Now, in a new study in the journal
Frontiers in Earth Science
, researchers at ETH Zurich’s Laboratory of Hydraulics, Hydrology and Glaciology (VAW) are coming to the conclusion that this might well be some time yet. Based on model calculations of ice flow, they estimate that the rest of the aircraft will resurface on the glacier between 2027 and 2035 – not where the wreckage has been found so far, however, but approximately one kilometre higher up.
“It is unlikely that the fuselage will reappear where the other parts emerged. This would require a much faster ice flow than expected over the last few decades,” explains Loris Compagno, who carried out the model calculation for his Master’s thesis.

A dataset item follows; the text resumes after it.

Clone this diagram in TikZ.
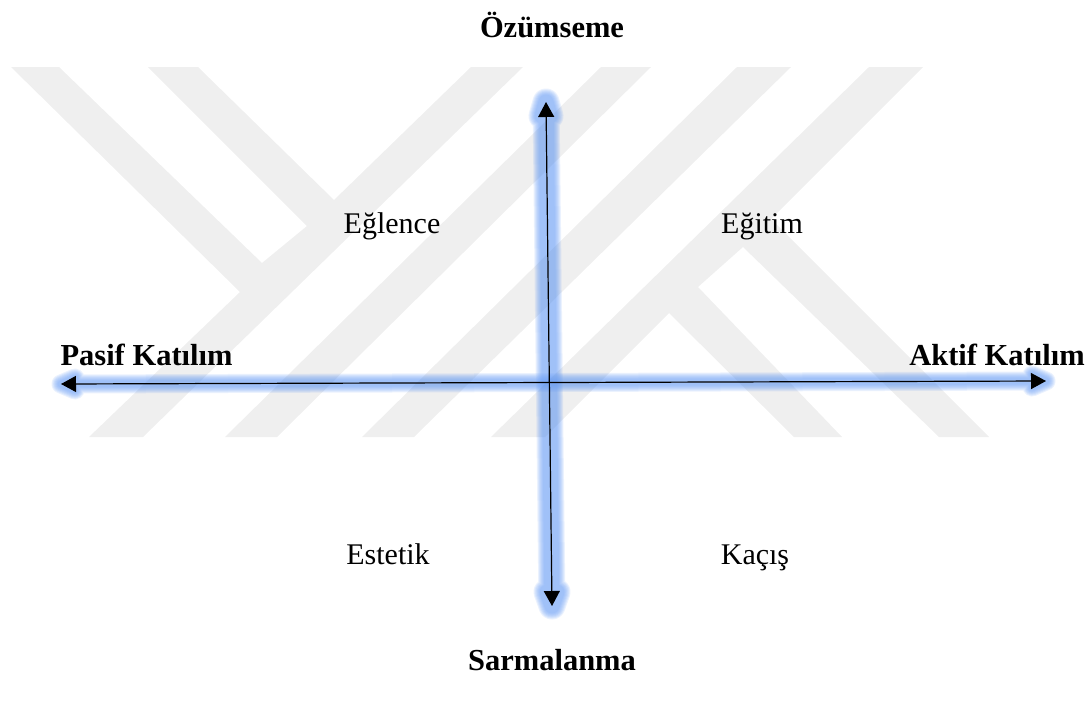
\documentclass[tikz,border=0pt]{standalone}
\usepackage{fontspec}
\setmainfont{Liberation Serif}
\usetikzlibrary{arrows.meta}
\definecolor{markgray}{HTML}{EFEFEF}
\definecolor{glowblue}{RGB}{110,160,245}
\tikzset{
  band/.style={fill=markgray},
  glow/.style={draw=glowblue, opacity=.14, line join=round, line cap=round},
  axis/.style={{Triangle[length=15pt,width=16pt]}-{Triangle[length=15pt,width=16pt]}, line width=1.2pt, black},
  lbl/.style={anchor=base, inner sep=0pt, font=\fontsize{30}{33}\selectfont},
  boldlbl/.style={lbl, font=\fontsize{30.5}{33}\selectfont\bfseries}
}
\begin{document}
\begin{tikzpicture}[x=1pt, y=-1pt]
  \useasboundingbox (0,0) rectangle (1089,702);
  % watermark
  \fill[band] (11,67) -- (59,67) -- (262,263) -- (307,226) -- (148,67) -- (198,67) -- (334,200)
    -- (471,67) -- (523,67) -- (143,437) -- (89,437) -- (240,292) -- cycle;
  \foreach \a/\b/\c/\d in {601/651/277/225, 737/791/414/362} {
    \fill[band] (\a,67) -- (\b,67) -- (\c,437) -- (\d,437) -- cycle;
  }
  \fill[band] (869,67) -- (923,67) -- (771,219) -- (989,437) -- (939,437) -- (743,247) -- (698,287)
    -- (842,437) -- (794,437) -- (669,313) -- (545,437) -- (491,437) -- cycle;
  % axes
  \coordinate (pasif) at (61,384);
  \coordinate (aktif) at (1046,381);
  \coordinate (ozum) at (546,102);
  \coordinate (sarma) at (552,606);
  \foreach \w in {19,17,15,13,11,9,7} {
    \draw[glow, line width=\w pt] (pasif) -- (aktif)
      (pasif) -- ++(14,-6) -- ++(0,12) -- cycle (aktif) -- ++(-14,-6) -- ++(0,12) -- cycle;
  }
  \foreach \w in {27,25,23,21,19,17,15} {
    \draw[glow, line width=\w pt] (ozum) -- (sarma)
      (ozum) -- ++(-4,14) -- ++(8,0) -- cycle (sarma) -- ++(-5,-14) -- ++(10,0) -- cycle;
  }
  \draw[axis] (pasif) -- (aktif);
  \draw[axis] (ozum) -- (sarma);
  % labels
  \foreach \n/\x/\y/\t in {eglence/392/233/Eğlence, egitim/762/233/Eğitim, estetik/388/564/Estetik, kacis/755/564/Kaçış} {
    \node[lbl] (\n) at (\x,\y) {\t};
  }
  \foreach \n/\x/\y/\t in {ozumseme/552/37/Özümseme, sarmalanma/552/670/Sarmalanma, pasifk/146.5/365/Pasif Katılım, aktifk/997/365/Aktif Katılım} {
    \node[boldlbl] (\n) at (\x,\y) {\t};
  }
\end{tikzpicture}
\end{document}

Traces of the salvage operation
The researchers have come up with a plausible explanation for the distance between the past and the predicted recovery sites. “Using our model, we reconstructed where the previously discovered parts may have been located in 1947,” says Guillaume Jouvet, a researcher at the VAW. “Our calculations reveal that they probably found their way into the glacier at the spot where the Army had set up a landing strip for the recovery planes.”
Perhaps the parts that have resurfaced so far were simply too heavy for the relatively small rescue aircraft deployed for the very first salvage operation of its kind. “The engine alone weighed half a tonne,” says Compagno, who discovered the salvage operation in the course of his historical research. “That is presumably why these parts were just dumped near the landing strip.”